Utah Court of Appeals

Can landlords defeat lease renewal options by demanding excessive rent? Little Caesar v. Bell Canyon Explained

2000 UT App 291
No. 990827-CA
October 26, 2000
Affirmed

Summary

Little Caesar exercised an option to renew its commercial lease at Bell Canyon Shopping Center, offering to pay the maximum rent of $11 per square foot specified in the renewal provision. Bell Canyon refused, demanding $19 per square foot, arguing the renewal provision was unenforceable due to uncertainty.

Analysis

In Little Caesar v. Bell Canyon, the Utah Court of Appeals addressed whether a commercial lease renewal option becomes unenforceable when parties cannot agree on rental rates, even when the tenant offers to pay the contractual maximum.

Background and Facts

Little Caesar leased commercial space in Bell Canyon Shopping Center under a 1993 lease containing two five-year renewal options. The renewal provision required market rate rent “not higher than $11.00 per square foot” and stated parties should “mutually agree on the market rate within 30 days.” When Little Caesar exercised its first option in 1997, offering to pay the $11 maximum, Bell Canyon demanded $19 per square foot, arguing that $11 represented a minimum rather than maximum rent.

Key Legal Issues

The court examined whether the renewal provision was too vague and indefinite to enforce under Pingree v. Continental Group, which held that renewal options must specify rental rates “with such a degree of certainty and definiteness that nothing is left to future determination.” Bell Canyon also argued that uncertainty regarding percentage rent during the option period rendered the provision unenforceable.
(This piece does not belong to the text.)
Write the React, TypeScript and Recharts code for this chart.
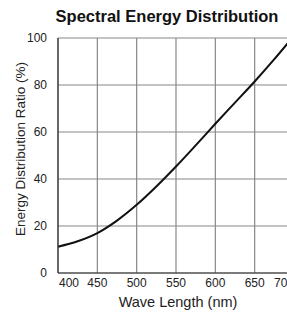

Court’s Analysis and Holding

The court distinguished Pingree, noting that here the tenant offered to pay the contractual maximum while the landlord demanded more. Applying the covenant of good faith and fair dealing, the court held that landlords cannot render renewal provisions unenforceable by refusing to negotiate within bargained-for ranges. Regarding percentage rent, the court applied the rule that renewal provisions silent on specific terms incorporate the same terms as the original lease, and since the original lease contained no percentage rent, none applied to the renewal period.

Practice Implications

This decision protects tenants from landlords who attempt to circumvent renewal options through excessive demands. Practitioners should draft renewal provisions with clear maximum rates to provide certainty. When representing tenants, offering to pay contractual maximums can preserve renewal rights even without landlord agreement. The decision also reinforces that ambiguous lease terms favor tenants under Utah law.

Original Opinion

Link to Original Case

Case Details

Case Name

Little Caesar v. Bell Canyon

Citation

2000 UT App 291

Court

Utah Court of Appeals

Case Number

No. 990827-CA

Date Decided

October 26, 2000

Outcome

Affirmed

Holding

A lease renewal option setting a maximum rental rate is enforceable when the tenant offers to pay the maximum amount, and the landlord cannot render the option unenforceable by demanding rent exceeding the contractual maximum.

Standard of Review

Correctness for contract interpretation; summary judgment reviewed with facts viewed in light most favorable to nonmoving party

Practice Tip

When drafting lease renewal options, include clear maximum rental rates to provide certainty for tenants and prevent landlords from defeating renewal rights through excessive demands.